Information provided ->

---------------

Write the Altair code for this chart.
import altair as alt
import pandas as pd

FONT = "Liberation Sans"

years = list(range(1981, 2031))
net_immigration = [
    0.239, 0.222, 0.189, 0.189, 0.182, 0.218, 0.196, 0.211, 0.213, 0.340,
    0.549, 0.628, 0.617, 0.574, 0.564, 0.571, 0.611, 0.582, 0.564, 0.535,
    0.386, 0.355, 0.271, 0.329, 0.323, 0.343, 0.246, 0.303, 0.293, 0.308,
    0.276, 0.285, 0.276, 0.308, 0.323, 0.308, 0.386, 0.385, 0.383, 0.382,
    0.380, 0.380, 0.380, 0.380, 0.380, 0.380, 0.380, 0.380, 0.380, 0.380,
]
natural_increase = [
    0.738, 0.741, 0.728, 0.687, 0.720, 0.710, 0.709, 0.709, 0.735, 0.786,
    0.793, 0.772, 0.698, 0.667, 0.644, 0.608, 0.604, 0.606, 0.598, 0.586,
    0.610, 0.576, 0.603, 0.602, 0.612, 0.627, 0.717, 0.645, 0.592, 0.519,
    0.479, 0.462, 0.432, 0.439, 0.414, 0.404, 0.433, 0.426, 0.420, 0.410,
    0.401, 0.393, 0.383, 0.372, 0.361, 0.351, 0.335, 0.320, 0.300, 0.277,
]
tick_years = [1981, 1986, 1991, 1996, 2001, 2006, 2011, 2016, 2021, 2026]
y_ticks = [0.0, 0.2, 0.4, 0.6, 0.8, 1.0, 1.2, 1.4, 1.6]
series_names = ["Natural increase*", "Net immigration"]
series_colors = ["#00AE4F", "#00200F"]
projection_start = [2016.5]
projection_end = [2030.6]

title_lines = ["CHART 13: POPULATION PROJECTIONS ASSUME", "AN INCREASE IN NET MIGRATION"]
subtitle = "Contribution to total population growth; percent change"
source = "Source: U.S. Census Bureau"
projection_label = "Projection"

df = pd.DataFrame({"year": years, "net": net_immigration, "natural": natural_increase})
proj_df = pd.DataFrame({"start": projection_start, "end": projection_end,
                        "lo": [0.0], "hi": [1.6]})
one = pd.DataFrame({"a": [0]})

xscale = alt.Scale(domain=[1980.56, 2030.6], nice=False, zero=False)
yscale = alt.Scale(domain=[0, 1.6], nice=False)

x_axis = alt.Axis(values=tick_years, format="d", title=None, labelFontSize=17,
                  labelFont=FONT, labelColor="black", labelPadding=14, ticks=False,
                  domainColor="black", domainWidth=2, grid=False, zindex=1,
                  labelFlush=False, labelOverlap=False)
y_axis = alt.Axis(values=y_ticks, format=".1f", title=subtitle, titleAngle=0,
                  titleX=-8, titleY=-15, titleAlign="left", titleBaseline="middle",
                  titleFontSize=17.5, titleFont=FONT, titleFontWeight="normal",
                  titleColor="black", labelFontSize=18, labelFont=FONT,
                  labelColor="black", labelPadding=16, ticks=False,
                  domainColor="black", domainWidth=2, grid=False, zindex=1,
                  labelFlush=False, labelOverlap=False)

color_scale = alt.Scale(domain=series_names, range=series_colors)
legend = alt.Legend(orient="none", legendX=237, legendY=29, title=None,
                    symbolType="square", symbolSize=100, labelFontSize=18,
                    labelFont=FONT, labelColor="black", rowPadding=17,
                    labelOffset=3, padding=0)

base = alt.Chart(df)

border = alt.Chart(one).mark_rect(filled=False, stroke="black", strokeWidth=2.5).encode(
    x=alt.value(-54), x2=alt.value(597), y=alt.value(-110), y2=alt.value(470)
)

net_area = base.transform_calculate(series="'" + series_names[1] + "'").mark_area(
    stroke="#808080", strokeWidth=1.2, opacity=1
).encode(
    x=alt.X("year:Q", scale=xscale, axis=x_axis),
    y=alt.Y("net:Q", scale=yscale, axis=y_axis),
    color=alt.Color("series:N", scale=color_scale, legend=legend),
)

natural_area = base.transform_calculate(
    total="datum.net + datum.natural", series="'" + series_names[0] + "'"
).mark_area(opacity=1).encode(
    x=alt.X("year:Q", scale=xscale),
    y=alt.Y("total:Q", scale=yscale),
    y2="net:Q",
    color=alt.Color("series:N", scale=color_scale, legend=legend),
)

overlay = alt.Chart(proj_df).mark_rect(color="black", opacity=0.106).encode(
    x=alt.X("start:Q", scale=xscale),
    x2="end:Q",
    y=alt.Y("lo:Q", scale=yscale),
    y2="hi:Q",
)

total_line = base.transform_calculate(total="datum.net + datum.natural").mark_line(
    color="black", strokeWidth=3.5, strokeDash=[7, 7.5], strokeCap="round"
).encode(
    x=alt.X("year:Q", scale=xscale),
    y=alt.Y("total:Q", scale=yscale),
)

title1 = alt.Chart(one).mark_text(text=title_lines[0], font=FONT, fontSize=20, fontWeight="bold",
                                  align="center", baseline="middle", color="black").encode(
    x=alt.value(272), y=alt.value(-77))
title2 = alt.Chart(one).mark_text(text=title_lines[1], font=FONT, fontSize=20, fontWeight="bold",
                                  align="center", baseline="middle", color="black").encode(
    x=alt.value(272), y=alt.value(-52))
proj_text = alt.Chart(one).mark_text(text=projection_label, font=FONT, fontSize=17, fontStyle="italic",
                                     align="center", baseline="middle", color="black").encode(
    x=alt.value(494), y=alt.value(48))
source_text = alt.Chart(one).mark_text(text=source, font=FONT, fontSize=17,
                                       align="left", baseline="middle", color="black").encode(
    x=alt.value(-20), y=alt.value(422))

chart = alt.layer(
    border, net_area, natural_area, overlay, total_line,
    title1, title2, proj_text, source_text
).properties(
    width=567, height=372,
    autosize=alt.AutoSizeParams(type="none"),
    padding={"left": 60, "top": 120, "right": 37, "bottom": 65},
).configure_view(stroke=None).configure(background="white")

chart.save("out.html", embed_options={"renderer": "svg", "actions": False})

---------------

All of the data shown above must be copied exactly.

Answer to the problem ->
Write the Altair code for this chart.
import altair as alt
import pandas as pd

FONT = "Liberation Sans"

years = list(range(1981, 2031))
net_immigration = [
    0.239, 0.222, 0.189, 0.189, 0.182, 0.218, 0.196, 0.211, 0.213, 0.340,
    0.549, 0.628, 0.617, 0.574, 0.564, 0.571, 0.611, 0.582, 0.564, 0.535,
    0.386, 0.355, 0.271, 0.329, 0.323, 0.343, 0.246, 0.303, 0.293, 0.308,
    0.276, 0.285, 0.276, 0.308, 0.323, 0.308, 0.386, 0.385, 0.383, 0.382,
    0.380, 0.380, 0.380, 0.380, 0.380, 0.380, 0.380, 0.380, 0.380, 0.380,
]
natural_increase = [
    0.738, 0.741, 0.728, 0.687, 0.720, 0.710, 0.709, 0.709, 0.735, 0.786,
    0.793, 0.772, 0.698, 0.667, 0.644, 0.608, 0.604, 0.606, 0.598, 0.586,
    0.610, 0.576, 0.603, 0.602, 0.612, 0.627, 0.717, 0.645, 0.592, 0.519,
    0.479, 0.462, 0.432, 0.439, 0.414, 0.404, 0.433, 0.426, 0.420, 0.410,
    0.401, 0.393, 0.383, 0.372, 0.361, 0.351, 0.335, 0.320, 0.300, 0.277,
]
tick_years = [1981, 1986, 1991, 1996, 2001, 2006, 2011, 2016, 2021, 2026]
y_ticks = [0.0, 0.2, 0.4, 0.6, 0.8, 1.0, 1.2, 1.4, 1.6]
series_names = ["Natural increase*", "Net immigration"]
series_colors = ["#00AE4F", "#00200F"]
projection_start = [2016.5]
projection_end = [2030.6]

title_lines = ["CHART 13: POPULATION PROJECTIONS ASSUME", "AN INCREASE IN NET MIGRATION"]
subtitle = "Contribution to total population growth; percent change"
source = "Source: U.S. Census Bureau"
projection_label = "Projection"

df = pd.DataFrame({"year": years, "net": net_immigration, "natural": natural_increase})
proj_df = pd.DataFrame({"start": projection_start, "end": projection_end,
                        "lo": [0.0], "hi": [1.6]})
one = pd.DataFrame({"a": [0]})

xscale = alt.Scale(domain=[1980.56, 2030.6], nice=False, zero=False)
yscale = alt.Scale(domain=[0, 1.6], nice=False)

x_axis = alt.Axis(values=tick_years, format="d", title=None, labelFontSize=17,
                  labelFont=FONT, labelColor="black", labelPadding=14, ticks=False,
                  domainColor="black", domainWidth=2, grid=False, zindex=1,
                  labelFlush=False, labelOverlap=False)
y_axis = alt.Axis(values=y_ticks, format=".1f", title=subtitle, titleAngle=0,
                  titleX=-8, titleY=-15, titleAlign="left", titleBaseline="middle",
                  titleFontSize=17.5, titleFont=FONT, titleFontWeight="normal",
                  titleColor="black", labelFontSize=18, labelFont=FONT,
                  labelColor="black", labelPadding=16, ticks=False,
                  domainColor="black", domainWidth=2, grid=False, zindex=1,
                  labelFlush=False, labelOverlap=False)

color_scale = alt.Scale(domain=series_names, range=series_colors)
legend = alt.Legend(orient="none", legendX=237, legendY=29, title=None,
                    symbolType="square", symbolSize=100, labelFontSize=18,
                    labelFont=FONT, labelColor="black", rowPadding=17,
                    labelOffset=3, padding=0)

base = alt.Chart(df)

border = alt.Chart(one).mark_rect(filled=False, stroke="black", strokeWidth=2.5).encode(
    x=alt.value(-54), x2=alt.value(597), y=alt.value(-110), y2=alt.value(470)
)

net_area = base.transform_calculate(series="'" + series_names[1] + "'").mark_area(
    stroke="#808080", strokeWidth=1.2, opacity=1
).encode(
    x=alt.X("year:Q", scale=xscale, axis=x_axis),
    y=alt.Y("net:Q", scale=yscale, axis=y_axis),
    color=alt.Color("series:N", scale=color_scale, legend=legend),
)

natural_area = base.transform_calculate(
    total="datum.net + datum.natural", series="'" + series_names[0] + "'"
).mark_area(opacity=1).encode(
    x=alt.X("year:Q", scale=xscale),
    y=alt.Y("total:Q", scale=yscale),
    y2="net:Q",
    color=alt.Color("series:N", scale=color_scale, legend=legend),
)

overlay = alt.Chart(proj_df).mark_rect(color="black", opacity=0.106).encode(
    x=alt.X("start:Q", scale=xscale),
    x2="end:Q",
    y=alt.Y("lo:Q", scale=yscale),
    y2="hi:Q",
)

total_line = base.transform_calculate(total="datum.net + datum.natural").mark_line(
    color="black", strokeWidth=3.5, strokeDash=[7, 7.5], strokeCap="round"
).encode(
    x=alt.X("year:Q", scale=xscale),
    y=alt.Y("total:Q", scale=yscale),
)

title1 = alt.Chart(one).mark_text(text=title_lines[0], font=FONT, fontSize=20, fontWeight="bold",
                                  align="center", baseline="middle", color="black").encode(
    x=alt.value(272), y=alt.value(-77))
title2 = alt.Chart(one).mark_text(text=title_lines[1], font=FONT, fontSize=20, fontWeight="bold",
                                  align="center", baseline="middle", color="black").encode(
    x=alt.value(272), y=alt.value(-52))
proj_text = alt.Chart(one).mark_text(text=projection_label, font=FONT, fontSize=17, fontStyle="italic",
                                     align="center", baseline="middle", color="black").encode(
    x=alt.value(494), y=alt.value(48))
source_text = alt.Chart(one).mark_text(text=source, font=FONT, fontSize=17,
                                       align="left", baseline="middle", color="black").encode(
    x=alt.value(-20), y=alt.value(422))

chart = alt.layer(
    border, net_area, natural_area, overlay, total_line,
    title1, title2, proj_text, source_text
).properties(
    width=567, height=372,
    autosize=alt.AutoSizeParams(type="none"),
    padding={"left": 60, "top": 120, "right": 37, "bottom": 65},
).configure_view(stroke=None).configure(background="white")

chart.save("out.html", embed_options={"renderer": "svg", "actions": False})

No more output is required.